Picture used for illustrative purposes.
Masdar on Tuesday announced it has acquired the UK-based battery energy storage system (BESS) developer Arlington Energy. The acquisition will enable Masdar to expand its presence in the UK and European renewable energy markets and support countries’ net-zero objectives.
Based in London, Arlington Energy has a proven record in developing, building, operating and financing flexible energy solutions, having taken over 170 megawatts (MW) of assets through to operation in the past two years. Masdar’s acquisition of Arlington Energy will enable the development, construction, operational management, and financing of BESS projects under one Masdar-Arlington platform.
Mohamed Jameel Al Ramahi, Chief Executive Officer of Masdar, said, “Masdar and Arlington Energy share a long-standing belief that greater investment in energy storage is critical if countries are to expand their renewable energy portfolios and achieve their net-zero ambitions. By working together, we will be able to provide a more resilient and flexible energy resource, helping to accelerate the UK and other European countries’ clean energy transitions and supporting our efforts in expanding our offshore wind and broader renewables portfolio.”
Matthew Clare, Co-founder and Director of Arlington Energy, said, “Partnering with Masdar allows us to accelerate our BESS rollout in the UK and will make us the leading platform for energy storage. With Arlington’s experience in the procurement, construction and operational management of BESS, and Masdar’s global capabilities in renewable energy, combining forces is a natural progression.
“This partnership creates a business with huge potential, immediately capable of delivering at scale domestically, and in other markets in the future, as more nations join the UAE and UK in setting net-zero targets.”
Europe could need as much as 200 gigawatts of storage capacity by 2030 if it is to meet its renewable energy targets, according to a recent industry report. The UK alone may need as much as 50 GW of storage capacity by 2050 to achieve its target of net-zero carbon emissions by 2050, according to the National Grid. BESS solutions provide flexible energy to the grid, helping to overcome renewables’ intermittency challenges, and allowing energy to be released during peak demand, helping to ensure system security while keeping consumer costs down.

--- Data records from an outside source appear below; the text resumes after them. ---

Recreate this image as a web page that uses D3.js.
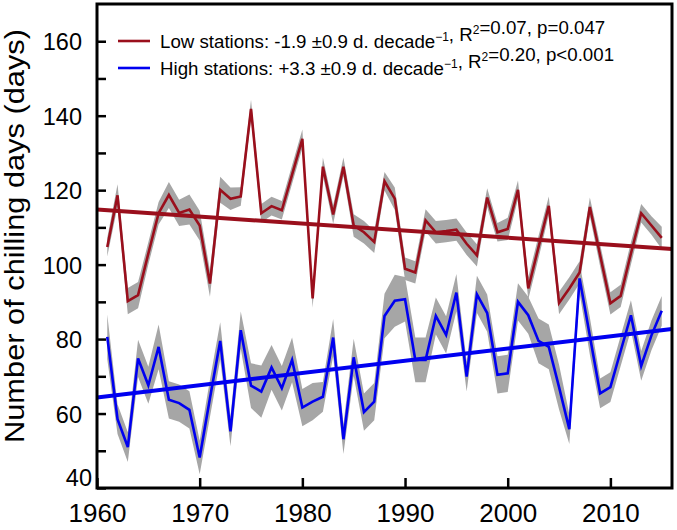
<!DOCTYPE html>
<html><head><meta charset="utf-8">
<script src="https://cdn.jsdelivr.net/npm/d3@7"></script>
<style>
body{margin:0;background:#fff;}
svg{display:block;font-family:"Liberation Sans",Arial,sans-serif;}
</style></head>
<body>
<svg id="c" width="677" height="530"></svg>
<script>
const years = [1961,1962,1963,1964,1965,1966,1967,1968,1969,1970,
1971,1972,1973,1974,1975,1976,1977,1978,1979,1980,
1981,1982,1983,1984,1985,1986,1987,1988,1989,1990,
1991,1992,1993,1994,1995,1996,1997,1998,1999,2000,
2001,2002,2003,2004,2005,2006,2007,2008,2009,2010,
2011,2012,2013,2014,2015];
const lowValues = [104.7,118.6,90.2,91.8,103.0,113.8,118.7,113.9,114.8,110.5,
94.9,120.1,117.7,118.3,141.8,113.8,115.7,114.6,124.2,133.8,
90.9,126.3,113.5,126.3,110.5,108.7,106.1,122.4,117.7,98.9,
97.9,111.9,108.7,109.0,109.4,105.6,102.5,118.0,108.7,109.6,
120.1,93.6,104.7,115.8,89.7,93.6,97.9,115.5,102.5,89.6,
91.6,103.0,113.8,110.5,107.2];
const lowErr = [2.5,3,3.5,3.5,3,3,3.5,3.5,4,4,
3.5,3.5,3,2.5,2.5,2.5,2.5,2.5,2.5,2.5,
2.5,2.5,2.5,2.5,3,3,3,2.5,3,3,
3,3,3,3,3,3,3,2.5,2.5,3,
2.5,3,3,2.5,3,3,3,2.5,3,3,
3,3,2.5,2.5,3];
const highValues = [80.6,58.5,51.0,74.8,67.6,77.9,63.7,62.8,61.0,48.2,
64.1,79.5,55.2,82.4,67.5,65.9,72.4,66.8,74.4,61.6,
63.2,64.5,80.4,53.1,75.1,60.4,63.2,86.2,90.3,90.7,
74.4,74.4,86.2,81.1,92.5,69.9,92.0,87.0,70.4,70.8,
90.0,86.4,79.5,77.9,67.1,55.8,96.3,80.8,65.4,67.1,
76.8,86.4,72.8,81.0,87.6];
const highErr = [6,4,4,5,5,6,5,5,5,4.5,
5,5,4,5,6,7,6,6,6,5,
5,4,5,4,5,5,5,6,7,6,
6,6,5,5,5,4,5,5,5,5,
5,5,6,6,6,4,4,5,4,4,
4,4,4,4,4];
const trendYears = [1960, 2016];
const lowTrend = [114.8, 104.2];
const highTrend = [64.3, 82.7];
const xTicks = [1960,1970,1980,1990,2000,2010];
const yTicks = [40,60,80,100,120,140,160];
const yMinorTicks = [50,70,90,110,130,150];

const svg = d3.select("#c");
const L = 97, R = 672, T = 4, B = 488;
const x = d3.scaleLinear().domain([1960, 2016]).range([L, R]);
const y = d3.scaleLinear().domain([40, 170]).range([B, T]);

const red = "#9a0f1c", blue = "#0000f0", gray = "#a6a6a6";

function band(vals, errs){
  const d = years.map((yr,i)=>({x:yr, v:vals[i], e:errs[i]}));
  return d3.area().x(p=>x(p.x)).y0(p=>y(p.v-p.e)).y1(p=>y(p.v+p.e))(d);
}
function line(vals){
  return d3.line().x((d,i)=>x(years[i])).y(d=>y(d))(vals);
}
svg.append("path").attr("d", band(lowValues, lowErr)).attr("fill", gray);
svg.append("path").attr("d", band(highValues, highErr)).attr("fill", gray);
svg.append("path").attr("d", line(lowValues)).attr("fill","none").attr("stroke",red).attr("stroke-width",2.6).attr("stroke-linejoin","miter");
svg.append("path").attr("d", line(highValues)).attr("fill","none").attr("stroke",blue).attr("stroke-width",2.6).attr("stroke-linejoin","miter");

const tl = d3.line().x((d,i)=>x(trendYears[i])).y(d=>y(d));
svg.append("path").attr("d", tl(lowTrend)).attr("stroke",red).attr("stroke-width",4).attr("fill","none");
svg.append("path").attr("d", tl(highTrend)).attr("stroke",blue).attr("stroke-width",4).attr("fill","none");

// axes
const gy = svg.append("g").attr("transform",`translate(${L},0)`)
  .call(d3.axisLeft(y).tickValues(yTicks).tickSize(-9).tickPadding(15).tickFormat(d3.format("d")));
const gym = svg.append("g").attr("transform",`translate(${L},0)`)
  .call(d3.axisLeft(y).tickValues(yMinorTicks).tickSize(-9).tickFormat(""));
const gx = svg.append("g").attr("transform",`translate(0,${B})`)
  .call(d3.axisBottom(x).tickValues(xTicks).tickSize(-10).tickPadding(16).tickFormat(d3.format("d")));
[gy,gym,gx].forEach(g=>{
  g.select(".domain").remove();
  g.selectAll(".tick line").attr("stroke","#000").attr("stroke-width",2.5);
  g.selectAll("text").attr("fill","#000").style("font-family","'Liberation Sans',Arial,sans-serif");
});
gy.selectAll("text").attr("dy","0.36em").style("font-size","23.5px");
gx.selectAll("text").style("font-size","26px");
// the bottom y label sits up and to the right, at the corner
gy.selectAll(".tick").filter(d=>d===40).select("text").attr("x",-5).attr("dy","-0.1em");

svg.append("rect").attr("x",L).attr("y",T).attr("width",R-L).attr("height",B-T)
  .attr("fill","none").attr("stroke","#000").attr("stroke-width",3);

svg.append("text").attr("transform","translate(24,236) rotate(-90)")
  .attr("text-anchor","middle").style("font-size","28px")
  .attr("textLength",414).attr("lengthAdjust","spacingAndGlyphs")
  .text("Number of chilling days (days)");

// legend
const leg = [
  {c:red, y:41, parts:["Low stations: -1.9 \u00B10.9 d. decade",["\u22121"],", R",["2"],"=0.07, p=0.047"]},
  {c:blue, y:68, parts:["High stations: +3.3 \u00B10.9 d. decade",["\u22121"],", R",["2"],"=0.20, p<0.001"]}
];
leg.forEach(l=>{
  svg.append("line").attr("x1",118).attr("x2",150).attr("y1",l.y).attr("y2",l.y).attr("stroke",l.c).attr("stroke-width",2.6);
  const t = svg.append("text").attr("x",160).attr("y",l.y+7).style("font-size","18.7px");
  l.parts.forEach(p=>{
    if(Array.isArray(p)){
      t.append("tspan").attr("dy",-7).style("font-size","12px").text(p[0]);
      t.append("tspan").attr("dy",7).text("");
    } else t.append("tspan").text(p);
  });
});
</script>
</body></html>
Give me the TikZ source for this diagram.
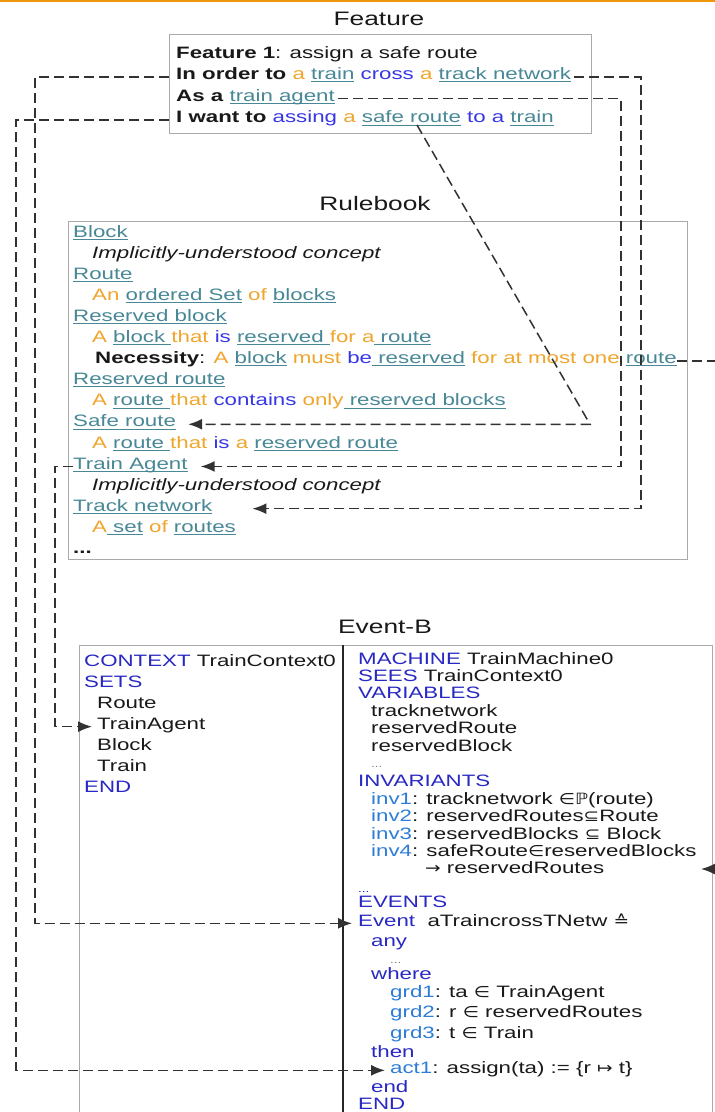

Alongside the Arlington acquisition, Masdar intends to increase its investment in offshore wind and other renewable projects in new and existing markets, including the UK. Masdar is already a leading investor in the UK’s offshore wind sector, with stakes in London Array, one of the world’s largest offshore wind farms; the Dudgeon offshore wind farm off the coast of Norfolk; and Hywind Scotland, the world’s first commercial-scale floating wind farm.
Masdar is one of the fastest-growing renewable energy companies in the world, aiming to reach 100 GW total capacity by 2030, with ambitions to double that in the following years. In December 2021, the UAE government announced Abu Dhabi energy champions TAQA, ADNOC, and Mubadala are to join forces as shareholders in Masdar, creating a genuinely global clean energy powerhouse that will be a major force in renewables and green hydrogen.
Meanwhile, the UAE and UK have a global leadership opportunity in developing clean hydrogen, through a broad collaboration involving policy, innovation, trade, and investment, according to a new report launched today.
The report is a joint initiative between the World Green Economy Organization (WGEO) and Zest Associates, a UAE-based sustainability consultancy, and sponsored by HSBC. It draws on insights and studies from nearly 100 international hydrogen experts to prioritise 39 areas across policies, innovation, investment, infrastructure, supply, demand and skills, adding substantially to the world’s body of knowledge on the subject. Initial findings were shared at the World Green Economy Summit 2022.
By 2050, hydrogen is estimated to deliver more than $8.7 billion (Dhs 32 billion) annually to the UAE economy, and $14.8 billion (£13.7 billion) Gross Value Added (GVA) to the UK, as well as over 100,000 new jobs in each country under high-adoption scenarios. These opportunities are driving multibillion-dollar investments individually and jointly, through bilateral agreements such as the strategic partnership between bp, ADNOC and Masdar to build low carbon hydrogen hubs like the UK’s H2Teesside. The report notes existing agreements like the £10 billion (AED 40 billion) UAE-UK Sovereign Investment Partnership, signed by the UK Office for Investment and Abu Dhabi’s Mubadala Investment Company, or the Memorandum of Cooperation on Industrial and Advanced Technologies Co-operation, signed by the UK Department for Business, Energy and Industrial Strategy and the UAE Ministry of Industry and Advanced Technology, could be enlarged and focused on hydrogen to match the scale of investment required to achieve net zero.